Is it time to start talking openly about race in the 2012 campaign?
Make no mistake: The topic has been a steady undercurrent throughout much of this election cycle. Unfortunately, for the most part, the discussion has been largely confined to ugly insinuations and counter-insinuations. Democrats have repeatedly accused the Romney campaign of using racial “dog whistles” to try to peel off support from working-class whites, while Republicans have complained about what they see as unfair accusations of racism.
One of the most frequent offenders along those lines from Democrats’ point of view, former New Hampshire Gov. John Sununu, stirred the pot again Thursday night. Appearing on CNN, the national co-chair for the Romney campaign told host Piers Morgan that he believed Colin Powell’s endorsement of President Obama was essentially based on race.
Mr. Sununu said: “I think when you have somebody of your own race that you're proud of being president of the United States – I applaud Colin for standing with him.”
He later walked back his comments, issuing a statement saying he believed Mr. Powell’s endorsement was based on “his support of the president’s policies.” But Sununu has previously come under fire for other remarks perceived as having racial implications, such as calling the president “lazy,” and saying he wished he would “learn how to be an American.”
It all raises a larger point, however – that perhaps the time has come (some might say it's way past time) to have a serious discussion about the role race is playing in the campaign.
According to a new ABC News/Washington Post poll, the 2012 election is, as The Post put it Friday, “shaping up to be more polarized along racial lines than any presidential contest since 1988.” The poll found Mr. Obama is currently losing whites to Mitt Romney by 60 to 37 percent, putting Obama dangerously below the 40-percent mark that most analysts believe he needs to hit among whites in order to win reelection.
By contrast, in 2008, Obama won 43 percent of the white vote (a slightly better performance, it should be noted, than that of John Kerry and Al Gore, who took 41 and 42 percent of whites, respectively). Among nonwhites, Obama appears to be performing at the same level he did in 2008, winning 80 percent.

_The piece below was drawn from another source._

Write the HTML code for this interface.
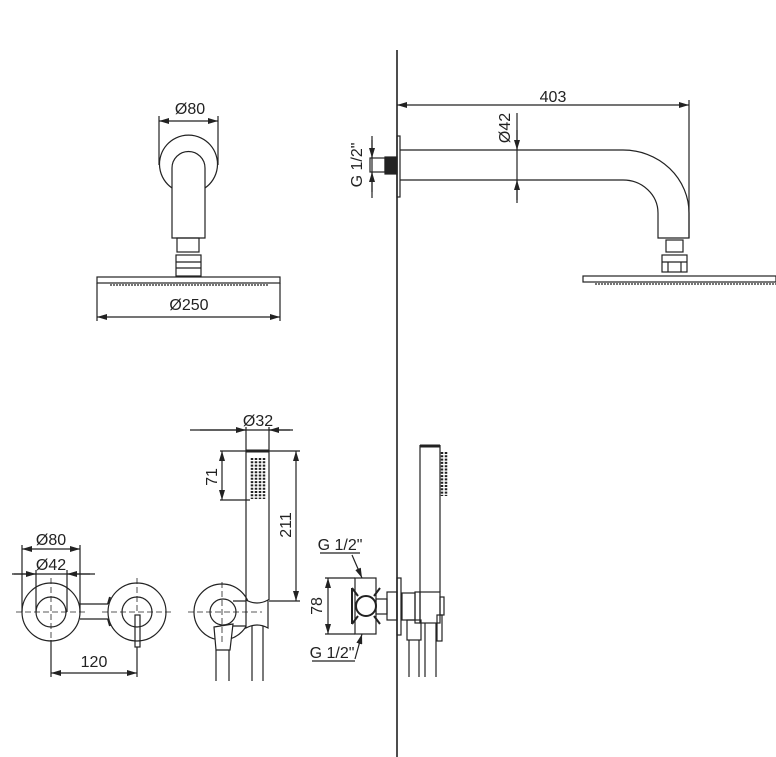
<!DOCTYPE html>
<html><head><meta charset="utf-8"><style>
html,body{margin:0;padding:0;background:#fff;}
svg{display:block;}
text{font-family:"Liberation Sans Narrow","Liberation Sans",sans-serif;font-size:16px;fill:#222;}
</style></head><body>
<svg width="776" height="757" viewBox="0 0 776 757" xmlns="http://www.w3.org/2000/svg">
<defs>
<marker id="a" viewBox="0 0 10 6" refX="10" refY="3" markerWidth="10" markerHeight="6" orient="auto-start-reverse" markerUnits="userSpaceOnUse"><path d="M0,0 L10,3 L0,6 z" fill="#222"/></marker>
</defs>
<g stroke="#222" stroke-width="1.2" fill="none">
<line x1="397" y1="50" x2="397" y2="757" stroke-width="1.6"/>

<line x1="159" y1="116" x2="159" y2="165"/><line x1="218" y1="116" x2="218" y2="165"/>
<line x1="159" y1="121" x2="218" y2="121" marker-start="url(#a)" marker-end="url(#a)"/>
<path d="M172,188 A29,29 0 1 1 205,188"/>
<path d="M172,238 L172,168 A16.5,16.5 0 0 1 205,168 L205,238 Z"/>
<rect x="177" y="238" width="22" height="14"/>
<rect x="176" y="255" width="25" height="21"/>
<line x1="176" y1="262" x2="201" y2="262"/><line x1="176" y1="268" x2="201" y2="268"/>
<rect x="97" y="277" width="183" height="6"/>
<line x1="110" y1="285" x2="268" y2="285" stroke-dasharray="2,1"/>
<line x1="97" y1="283" x2="97" y2="321"/><line x1="280" y1="283" x2="280" y2="321"/>
<line x1="97" y1="317" x2="280" y2="317" marker-start="url(#a)" marker-end="url(#a)"/>

<line x1="397" y1="105" x2="689" y2="105" marker-start="url(#a)" marker-end="url(#a)"/>
<line x1="689" y1="100" x2="689" y2="238"/>
<rect x="397" y="136" width="3" height="61"/>
<rect x="385" y="157" width="12" height="17" fill="#222"/>
<rect x="370" y="158" width="15" height="14"/>
<line x1="372" y1="136" x2="372" y2="198"/>
<line x1="372" y1="140" x2="372" y2="158" marker-end="url(#a)"/>
<line x1="372" y1="192" x2="372" y2="172" marker-end="url(#a)"/>
<path d="M400,150 L623,150 A66,63 0 0 1 689,213 L689,238 L658,238 L658,213 A35,33 0 0 0 623,180 L400,180"/>
<line x1="517" y1="113" x2="517" y2="203"/>
<line x1="517" y1="130" x2="517" y2="150" marker-end="url(#a)"/>
<line x1="517" y1="200" x2="517" y2="180" marker-end="url(#a)"/>
<rect x="666" y="240" width="17" height="12"/>
<rect x="662" y="255" width="25" height="17"/>
<line x1="662" y1="262" x2="687" y2="262"/><line x1="668" y1="262" x2="668" y2="272"/><line x1="681" y1="262" x2="681" y2="272"/>
<rect x="583" y="276" width="193" height="6"/>
<line x1="595" y1="284" x2="776" y2="284" stroke-dasharray="2,1"/>

<line x1="22" y1="545" x2="22" y2="612"/><line x1="80" y1="545" x2="80" y2="612"/>
<line x1="22" y1="549" x2="80" y2="549" marker-start="url(#a)" marker-end="url(#a)"/>
<line x1="36" y1="570" x2="36" y2="612"/><line x1="67" y1="570" x2="67" y2="612"/>
<line x1="12" y1="574" x2="95" y2="574"/>
<line x1="14" y1="574" x2="36" y2="574" marker-end="url(#a)"/>
<line x1="90" y1="574" x2="67" y2="574" marker-end="url(#a)"/>
<circle cx="51" cy="612" r="29"/><circle cx="51" cy="612" r="15"/>
<circle cx="137" cy="612" r="29"/><circle cx="137" cy="612" r="15"/>
<line x1="80" y1="604" x2="108" y2="604"/><line x1="80" y1="619" x2="108" y2="619"/>
<path d="M110,597 L108,604 M108,619 L110,626" stroke-width="2"/>
<rect x="135" y="615" width="5" height="32"/>
<g stroke-dasharray="6,3" stroke-width="0.8">
<line x1="16" y1="612" x2="86" y2="612"/><line x1="102" y1="612" x2="172" y2="612"/>
<line x1="51" y1="578" x2="51" y2="640"/><line x1="137" y1="578" x2="137" y2="612"/>
</g>
<line x1="51" y1="640" x2="51" y2="677"/><line x1="137" y1="647" x2="137" y2="677"/>
<line x1="51" y1="673" x2="137" y2="673" marker-start="url(#a)" marker-end="url(#a)"/>

<line x1="190" y1="430" x2="293" y2="430"/>
<line x1="200" y1="430" x2="246" y2="430" marker-end="url(#a)"/>
<line x1="290" y1="430" x2="269" y2="430" marker-end="url(#a)"/>
<line x1="246" y1="427" x2="246" y2="600"/><line x1="269" y1="427" x2="269" y2="600"/>
<line x1="246" y1="451" x2="269" y2="451" stroke-width="3"/>
<line x1="220" y1="451" x2="246" y2="451"/><line x1="220" y1="500" x2="250" y2="500"/>
<line x1="222" y1="451" x2="222" y2="500" marker-start="url(#a)" marker-end="url(#a)"/>
<line x1="269" y1="451" x2="300" y2="451"/><line x1="269" y1="601" x2="300" y2="601"/>
<line x1="296" y1="451" x2="296" y2="601" marker-start="url(#a)" marker-end="url(#a)"/>
<g stroke-width="2.5" stroke-dasharray="2,1.3">
<line x1="252" y1="458" x2="252" y2="499"/><line x1="256" y1="458" x2="256" y2="499"/>
<line x1="260" y1="458" x2="260" y2="499"/><line x1="264" y1="458" x2="264" y2="499"/>
</g>
<circle cx="222" cy="612" r="28"/>
<circle cx="223" cy="612" r="13" fill="#fff"/>
<path d="M233,601 L246,601 M233,626 L246,626"/>
<path d="M246,600 Q257,606 268,600 L268,628 Q257,622 246,628 Z" fill="#fff"/>
<path d="M214,627 L233,624 L230,650 L216,650 Z" fill="#fff"/>
<line x1="216" y1="650" x2="216" y2="681"/><line x1="229" y1="650" x2="229" y2="681"/>
<line x1="252" y1="626" x2="252" y2="681"/><line x1="263" y1="626" x2="263" y2="681"/>
<g stroke-dasharray="6,3" stroke-width="0.8">
<line x1="188" y1="612" x2="262" y2="612"/><line x1="222" y1="582" x2="222" y2="642"/>
</g>

<line x1="320" y1="553" x2="360" y2="553"/>
<line x1="352" y1="555" x2="362" y2="578" marker-end="url(#a)"/>
<line x1="312" y1="661" x2="355" y2="661"/>
<line x1="355" y1="659" x2="362" y2="634" marker-end="url(#a)"/>
<rect x="355" y="578" width="21" height="56"/>
<line x1="325" y1="578" x2="355" y2="578"/><line x1="325" y1="634" x2="355" y2="634"/>
<line x1="328" y1="578" x2="328" y2="634" marker-start="url(#a)" marker-end="url(#a)"/>
<path d="M352,588 L358,596 M352,624 L358,616 M380,588 L374,596 M380,624 L374,616" stroke-width="2"/>
<line x1="352" y1="588" x2="352" y2="624" stroke-width="2"/>
<circle cx="366" cy="606" r="10" stroke-width="2" fill="#fff"/>
<rect x="376" y="599" width="11" height="15"/>
<rect x="387" y="592" width="10" height="28"/>
<rect x="397" y="578" width="4" height="57"/>
<rect x="402" y="593" width="13" height="27"/>
<rect x="415" y="592" width="5" height="31"/>
<rect x="420" y="592" width="20" height="31"/>
<rect x="440" y="597" width="4" height="18"/>
<rect x="437" y="615" width="5" height="26"/>
<rect x="407" y="620" width="14" height="20"/>
<line x1="420" y1="445" x2="420" y2="592"/><line x1="440" y1="445" x2="440" y2="592"/>
<line x1="420" y1="446" x2="440" y2="446" stroke-width="3"/>
<g stroke-width="2.5" stroke-dasharray="2,1.3"><line x1="442" y1="452" x2="442" y2="496"/><line x1="446" y1="452" x2="446" y2="496"/></g>
<line x1="409" y1="640" x2="409" y2="677"/><line x1="419" y1="640" x2="419" y2="677"/>
<line x1="425" y1="623" x2="425" y2="677"/><line x1="436" y1="623" x2="436" y2="677"/>
</g>

<g>
<text x="190" y="114" text-anchor="middle">Ø80</text>
<text x="189" y="310" text-anchor="middle">Ø250</text>
<text x="553" y="102" text-anchor="middle">403</text>
<text transform="translate(362,165) rotate(-90)" text-anchor="middle">G 1/2"</text>
<text transform="translate(510,128) rotate(-90)" text-anchor="middle">Ø42</text>
<text x="51" y="545" text-anchor="middle">Ø80</text>
<text x="51" y="570" text-anchor="middle">Ø42</text>
<text x="94" y="667" text-anchor="middle">120</text>
<text x="258" y="426" text-anchor="middle">Ø32</text>
<text transform="translate(217,477) rotate(-90)" text-anchor="middle">71</text>
<text transform="translate(291,525) rotate(-90)" text-anchor="middle">211</text>
<text x="340" y="550" text-anchor="middle">G 1/2"</text>
<text transform="translate(322,606) rotate(-90)" text-anchor="middle">78</text>
<text x="332" y="658" text-anchor="middle">G 1/2"</text>
</g>
</svg>
</body></html>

While the loss in support among whites puts Obama’s reelection chances in obvious jeopardy, it still may not ultimately be fatal, since he currently appears to be doing somewhat better among whites in some of the states that matter most, such as Ohio. (To put it another way, Obama could be on his way to losing the white vote by historic margins in the South, but that wouldn’t necessarily affect his electoral vote total at all.)
In addition, as many analysts have noted, the white vote has become a steadily smaller share of the electorate, and no one knows exactly what portion of the total it will be this year. If minority turnout is higher than expected, that would obviously help Obama overcome his growing deficit among whites.
Still, in the face of what appears to be an obvious and growing racial divide, in an election featuring the nation’s first black president, it's striking that open discussions of race – and its impact on voting behavior – have been largely missing from the campaign.
On Friday morning, reacting to the new ABC/Post poll, National Journal’s Ron Fournier made exactly this point when he tweeted: “WaPost and others find Obama’s support among white voters eroding. How much of this, if any, related to racial prejudice? Discuss.”
We’d wager nearly everyone agrees that an electorate split more sharply along racial lines than at any time in a generation is probably not a healthy state of affairs for the country. Yet it seems almost impossible to talk about the role of race in politics without immediately raising hackles on both sides. That’s a shame.